Efficiency: Communication and computation costs are minimized by compressing aggregation (e.g., sending only active parameter slices), learning only a small number of aggregation weights, or adaptive parameter scheduling (multi-modal scenarios) (Le et al., 2022, Yin et al., 12 Jun 2024).
Convergence: Personalized aggregation accelerates convergence, mitigating client-drift and mode-mismatch instabilities observed in standard FL, and supports robust operation in asynchronous and Byzantine-robust settings (Mishchenko et al., 2023, Sun et al., 11 Feb 2025).
Robustness to Class/Data Imbalance: Complementary affinity-based weighting in DA-PFL counteracts local majority class imbalance, assigning higher weights to clients with complementary (rather than similar) class distributions (Yang et al., 14 Mar 2024).
Theoretical Guarantees: Structural conditions (cocoercivity, smoothness, strong convexity) underpin formal convergence proofs, establishing $O(1/R)$ or even linear rates under appropriate assumptions (Mishchenko et al., 2023, Sun et al., 11 Feb 2025).
Privacy: Several methods (e.g., PersonalFR, pFedSim) restrict transmission to subnetworks, parameter slices, or summary statistics, increasing resilience to privacy leakage (Le et al., 2022, Tan et al., 2023).
Recommender Ecosystems & Social Choice: In d'Hondt-based personalized recommendation, hybrid user/global vote-weighting preserves majority robustness while empowering minority-voice personalization, leading to increased click-through rates (Balcar et al., 11 Jun 2024).

Partially-personalized aggregation strategies have been extended beyond standard FL scenarios:

Multi-Modal Federated Learning: Aggregation weights are learned separately for each modality per client, optimizing both statistical and resource efficiency under communication constraints and modality-availability mismatch (Yin et al., 12 Jun 2024).
Decentralized & Online Settings: Clients in peer-to-peer or edge networks dynamically learn optimal peer weights via online optimization, supporting asynchronous, drifting, and non-stationary environments (Wu et al., 2023).
Social Choice and Electoral Theory: The aggregation of personalized signals—where agent-specific bias and attention generate unique posteriors—modulates collective decision quality, with non-trivial equilibrium and comparative-statics consequences (Li et al., 2020).

These extensions reinforce the generality of partial personalization as an organizing algorithmic principle across distributed, heterogeneous, and dynamically evolving learning environments.

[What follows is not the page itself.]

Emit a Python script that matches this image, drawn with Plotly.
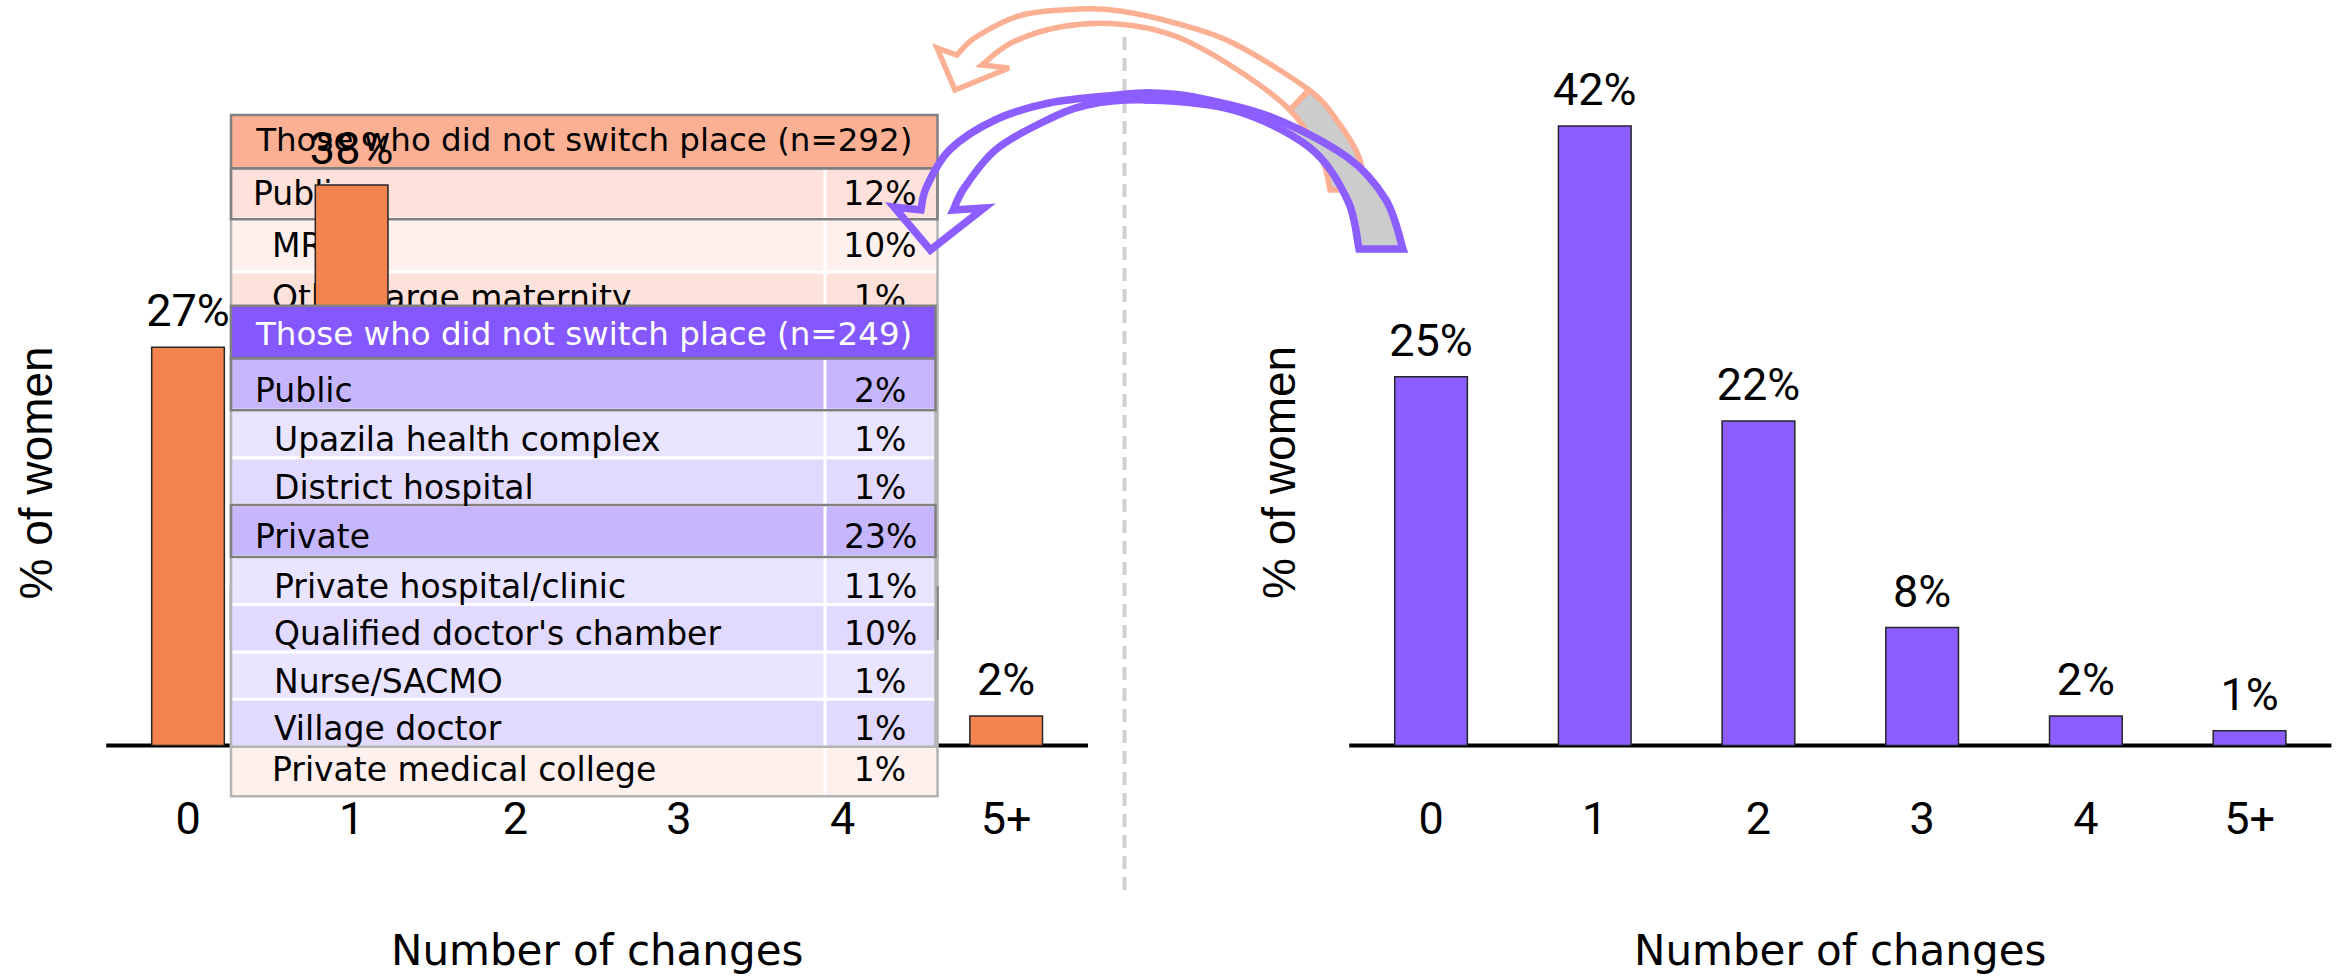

7. Open Problems and Future Directions

While substantial progress has been realized, open directions are visible:

Scalability of Personalization: Learning, storing, and communicating $\mathcal{O}(n)$ distinct models or weights is challenging as $n$ increases. Stream/broadcast compression and clustering heuristics partially address this but leave open the limits of ultra-large-scale deployments (Mestoukirdi et al., 2021).
Adaptive Model Partitioning: Selecting the optimal (and possibly adaptive) split between local and global modules in deep architectures remains an area of active research; autoML-based approaches suggest promise.
Formal Generalization Guarantees: While convergence and worst-case risk bounds exist under various regularity conditions, precise generalization and fairness properties—especially in highly non-IID, dynamic-social, or privacy-constrained regimes—require further formalization.
Privacy Leakage Quantification: Quantitative analysis of cross-client information leakage, especially for complex aggregation logic (adaptive weights, hypernetworks, diffusion-based aggregates), is still nascent.

A plausible implication is that future research will further unify personalization mechanisms with adaptive communication, resource-aware parameter scheduling, adversarial robustness, and context-sensitive aggregation logic. The concept of partially-personalized aggregation is likely to remain central as federated, decentralized, and ecosystem-scale systems continue to proliferate across technical domains.